Few geological models could account for this very significant lateral extent. With company geologists bringing back samples containing copper-minerals hosted sediments the company is hypothesizing that the geological setting is perhaps like the red-bed mineralized zones in the Kupferschiefer (copper shale), currently mined by KGHM in Poland.
"Our geologists … started to bring an extraordinary array of copper-mineralised large boulders and slabs in from the jungle," said chairman and CEO Dr Keith Barron.
"Some of these samples were covered in vivid green chrysocolla and malachite, with azurite, cuprite and even native copper as well as more drab chalcocite and tenorite. At first, we treated these as a curiosity, and believed they were related to the supergene weathering of nearby porphyries.
"However, the copper minerals were hosted exclusively in well-bedded siltstone, mudstone, sandstone and shale, particularly in pieces showing abundant carbonaceous plant fragments and not in porphyry."
The boulders were traced back to outcrops over what is now a strike length of 22km and the copper mineralisation appeared to lie above a red-bed sequence of quartzose sediments in an overlying sequence of black shale with abundant carbonaceous plant trash.
The general model for mineralisation in the Kupferschiefer and the Central African Copperbelt of Zambia and the Democratic Republic of the Congo is that copper leached from the sedimentary basin remains in solution because of the oxidised state of the red sandstones (red-beds).
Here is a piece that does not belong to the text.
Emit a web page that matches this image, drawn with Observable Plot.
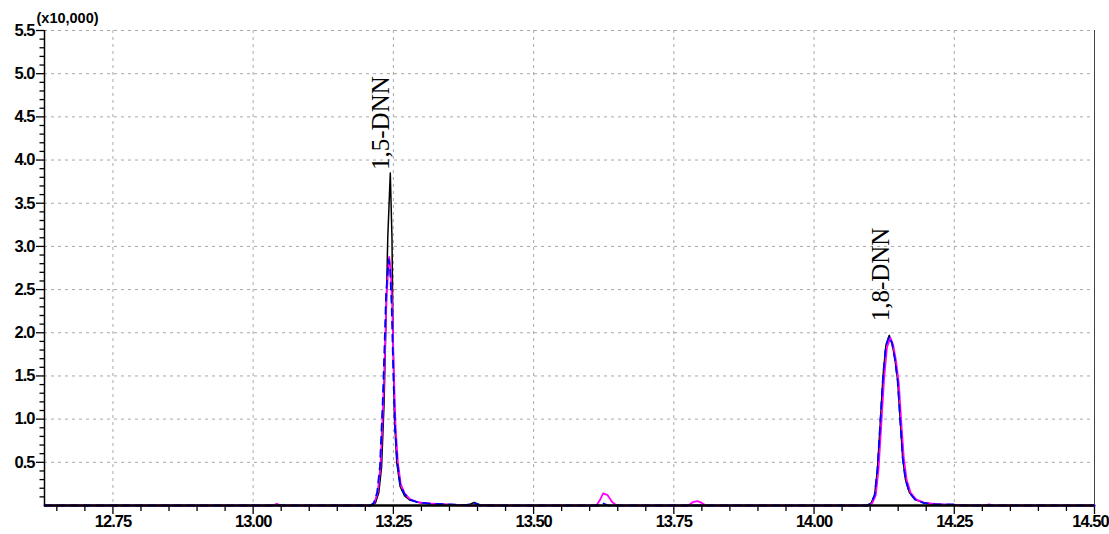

Saline fluids from salt layers or domes within these sedimentary basins increase the solubility of copper, which forms stable, soluble copper-chloride complexes. Numerous salt domes are associated with the Jurassic red-beds in southeastern Ecuador.
When these basins are reactivated, the saline, copper-bearing fluids flow along the layering of the rock sequence to the faults, which constitute barriers to the fluids, and the fluids tend to rise along these permeability barriers. Where the fluids come into contact with reduced sedimentary layers, such as carbon-bearing black shale or limestone, the copper precipitates.
The Jurassic basin in southeastern Ecuador also has porphyry clusters, which could represent an additional significant source of copper potentially injected into the red-bed sequence.
No drilling has yet been performed in the area and Aurania does not intend to abandon its original exploration ideas in favour of sedimentary copper and silver exploration.
Shares in Aurania Resources (TSXV:ARU) are trading at C$3.62, valuing the company at $119 million. Its share price has increased almost 27% so far this year.